After that and the db2haicu -delete on the other node, I was able to actually run db2haicu and get nearly everything set up properly. The part that didn’t work was removing the virtual IP addresses. There were 4 databases on this HADR pair, and per IBM’s recommended configuration, each database had it’s own Virtual IP address. When I got to that part of db2haicu setup, it looked like this:

Select an administrative task by number from the list below:
  1. Add or remove cluster nodes.
  2. Add or remove a network interface.
  3. Add or remove HADR databases.
  4. Add or remove an IP address.
  5. Move DB2 database partitions and HADR databases for scheduled maintenance.
  6. Create a new quorum device for the domain.
  7. Destroy the domain.
  8. Exit.
Enter your selection:
4
Do you want to add or remove IP addresses to or from the cluster? [1]
1. Add
2. Remove
1
Which HADR database do you want this IP address to be associated with?
SAMPLE
Enter the virtual IP address:
192.0.2.0
The IP address 192.0.2.0 is already in use. Enter an IP address that is not used anywhere on the network for your high availability setup deactivate the alias and try again. db2haicu restricts active IP aliases from being added to the network to avoid IP duplication and subseqt routing issues.
Enter the virtual IP address:
192.0.2.0
The IP address 192.0.2.0 is already in use. Enter an IP address that is not used anywhere on the network for your high availability setup deactivate the alias and try again. db2haicu restricts active IP aliases from being added to the network to avoid IP duplication and subseqt routing issues.
Enter the virtual IP address:

So here is the neat thing about that. Even when TSAMP fails spectacularly, in every case that I have seen, the VIP addresses continue to work on whatever node was the primary at the time of the failure. This is a really, really, really, really good thing and has saved many DBAs (including myself) many, many, many times.

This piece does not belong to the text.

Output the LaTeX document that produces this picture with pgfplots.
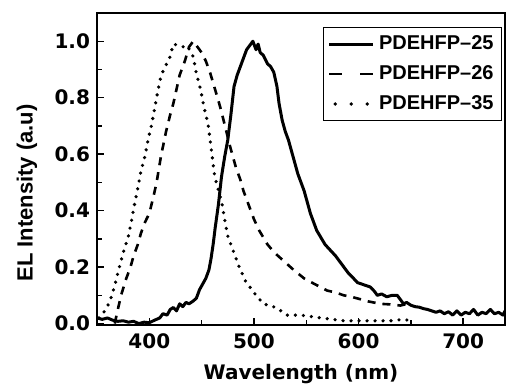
\documentclass[border=0pt]{standalone}
\usepackage{pgfplots}
\pgfplotsset{compat=1.18}
\usepackage{fontspec}
\setmainfont{Liberation Sans}
\newfontfamily\gothic{DejaVu Sans}
\begin{document}
\begin{tikzpicture}
\begin{axis}[
  scale only axis, width=204pt, height=156pt,
  xmin=350, xmax=740, ymin=-0.005, ymax=1.1,
  xtick={400,500,600,700}, ytick={0,0.2,0.4,0.6,0.8,1.0},
  minor x tick num=1, minor y tick num=1,
  xtick pos=bottom, ytick pos=left,
  tick align=inside,
  major tick length=3.5pt, minor tick length=2.5pt,
  axis line style={line width=0.8pt},
  every tick/.style={line width=0.7pt, black},
  /pgf/number format/assume math mode=true,
  yticklabel style={/pgf/number format/.cd, fixed, fixed zerofill, precision=1},
  ticklabel style={font=\gothic\fontsize{10}{12}\selectfont\bfseries},
  xticklabel style={yshift=-1pt},
  xlabel={Wavelength (nm)},
  ylabel={EL Intensity (a.u)},
  xlabel style={font=\gothic\fontsize{10}{12}\selectfont\bfseries, at={(axis description cs:0.5,0)}, anchor=north, yshift=-16pt},
  ylabel style={font=\fontsize{11}{13}\selectfont\bfseries, at={(axis description cs:-0.172,0.423)}, anchor=center},
  legend style={at={(axis description cs:0.993,0.955)}, anchor=north east,
    font=\fontsize{10}{11}\selectfont\bfseries, draw=black, line width=0.6pt,
    row sep=2.5pt, inner sep=2pt},
  legend cell align=left,
]
\addplot[black, line width=1.5pt, line join=round,
  legend image code/.code={\draw[black,line width=1.5pt] (0pt,0pt) -- (22pt,0pt);}]
coordinates {
(350,0.02)(355,0.015)(360,0.02)(365,0.012)(370,0.008)(375,0.01)(380,0.005)(385,0.008)
(390,0.0)(395,0.005)(400,0.003)(405,0.012)(410,0.02)(413,0.035)(417,0.03)(420,0.05)
(423,0.057)(426,0.045)(429,0.07)(432,0.06)(435,0.075)(438,0.07)(442,0.08)(445,0.09)
(448,0.12)(451,0.14)(454,0.16)(457,0.19)(459,0.23)(461,0.28)(463,0.34)(466,0.42)
(469,0.52)(472,0.59)(475,0.65)(478,0.74)(481,0.84)(484,0.88)(487,0.91)(490,0.94)
(493,0.97)(496,0.985)(499,1.0)(502,0.97)(504,0.99)(506,0.96)(509,0.95)(513,0.92)
(516,0.91)(519,0.89)(522,0.84)(524,0.78)(527,0.72)(530,0.68)(533,0.65)(536,0.61)
(539,0.57)(542,0.53)(545,0.50)(548,0.47)(551,0.43)(554,0.39)(557,0.36)(560,0.33)
(564,0.305)(568,0.28)(573,0.26)(578,0.24)(582,0.22)(586,0.20)(590,0.18)(594,0.165)
(599,0.145)(603,0.14)(607,0.135)(611,0.13)(615,0.115)(618,0.10)(622,0.105)(627,0.095)
(632,0.1)(637,0.10)(640,0.085)(643,0.07)(646,0.075)(650,0.065)(654,0.06)(658,0.058)
(662,0.053)(666,0.05)(670,0.045)(674,0.04)(678,0.045)(682,0.035)(686,0.042)(690,0.03)
(694,0.045)(698,0.03)(702,0.04)(706,0.035)(710,0.05)(714,0.03)(718,0.04)(722,0.035)
(726,0.05)(730,0.035)(734,0.04)(738,0.03)(740,0.045)
};
\addlegendentry{PDEHFP–25}
\addplot[black, line width=1.3pt, dash pattern=on 4pt off 3.5pt,
  legend image code/.code={\draw[black,line width=1.3pt,dash pattern=on 6.5pt off 9pt] (0pt,0pt) -- (22pt,0pt);}]
coordinates {
(367,0.0)(369,0.035)(373,0.1)(378,0.16)(382,0.2)(385,0.24)(389,0.28)(392,0.32)(396,0.36)
(400,0.39)(404,0.45)(407,0.50)(411,0.59)(416,0.68)(420,0.74)(423,0.78)(429,0.88)(434,0.93)
(438,0.98)(442,1.0)(446,0.98)(450,0.96)(454,0.93)(458,0.89)(462,0.84)(466,0.79)(469,0.75)
(473,0.69)(477,0.63)(480,0.59)(483,0.55)(487,0.51)(490,0.47)(495,0.42)(500,0.37)(505,0.33)
(509,0.305)(513,0.28)(520,0.25)(529,0.22)(538,0.19)(548,0.16)(558,0.14)(570,0.117)
(578,0.11)(586,0.10)(593,0.095)(599,0.089)(610,0.078)(621,0.07)(630,0.068)(640,0.064)(647,0.07)
};
\addlegendentry{PDEHFP–26}
\addplot[black, line width=1.8pt, line cap=round, dash pattern=on 0pt off 4pt,
  legend image code/.code={\draw[black,line width=1.8pt,line cap=round,dash pattern=on 0pt off 8pt] (3pt,0pt) -- (22pt,0pt);}]
coordinates {
(352,0.02)(355,0.03)(358,0.05)(362,0.075)(367,0.135)(371,0.195)(375,0.25)(380,0.31)
(383,0.365)(386,0.425)(389,0.48)(392,0.54)(396,0.595)(399,0.655)(402,0.70)(405,0.76)
(408,0.82)(411,0.875)(415,0.91)(419,0.935)(423,0.99)(428,0.985)(432,0.98)(436,0.985)
(440,0.96)(442,0.945)(445,0.885)(449,0.83)(452,0.77)(456,0.71)(458,0.655)(460,0.595)
(462,0.535)(464,0.50)(469,0.435)(472,0.37)(475,0.31)(480,0.26)(486,0.20)(492,0.15)
(500,0.11)(509,0.07)(521,0.057)(532,0.03)(545,0.03)(564,0.02)(586,0.01)(608,0.01)
(631,0.01)(643,0.015)(650,0.01)
};
\addlegendentry{PDEHFP–35}
\end{axis}
\pgfresetboundingbox
\path (-48.5pt,-29.5pt) rectangle (205pt,162.5pt);
\end{tikzpicture}
\end{document}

However, it also means that a DBA has to know how to clear them up manually when we need to reuse them. The IP addresses are not defined in any permanent way, so chdev is not your friend. Nor is SMIT – at least in the very limited way I know how to use it for IP addresses. Here is what worked for me:

db2inst1@server2>ifconfig -a
en2: flags=1e084863,c0
        inet 192.0.2.0 netmask 0xffffff00 broadcast 192.0.2.255
        inet 198.51.100.0 netmask 0xffffff00 broadcast 198.51.100.255
         tcp_sendspace 131072 tcp_recvspace 65536 rfc1323 0
lo0: flags=e08084b,c0
        inet 127.0.0.1 netmask 0xff000000 broadcast 127.255.255.255
        inet6 ::1%1/0
         tcp_sendspace 131072 tcp_recvspace 131072 rfc1323 1

This command allows you to verify that this VIP (example of 192.0.2.0) is indeed defined at this level. In this example, the server address was actually 198.51.100.0. As with all the examples on db2commerce.com, the addresses have been changed in a consistent way to protect the innocent.

In order to remove the alias created, I used commands like this:

ifconfig en2 192.0.2.0 netmask 255.255.255.0 delete

This removed the IP address at that level, and I was then able to finish running db2haicu to re-define all of the Virtual IP addresses. Note that there was a brief outage to new, incoming connections for the period of time between when I ran that ifconfig delete command to remove the ip and when I ran db2haicu to add the VIP.

Summary

I am not recommending that anyone try any of the steps in this post. But with these steps, I was able to resolve my issue in an hour or two, instead of the days that it would have taken me with support to get to the perfect solution.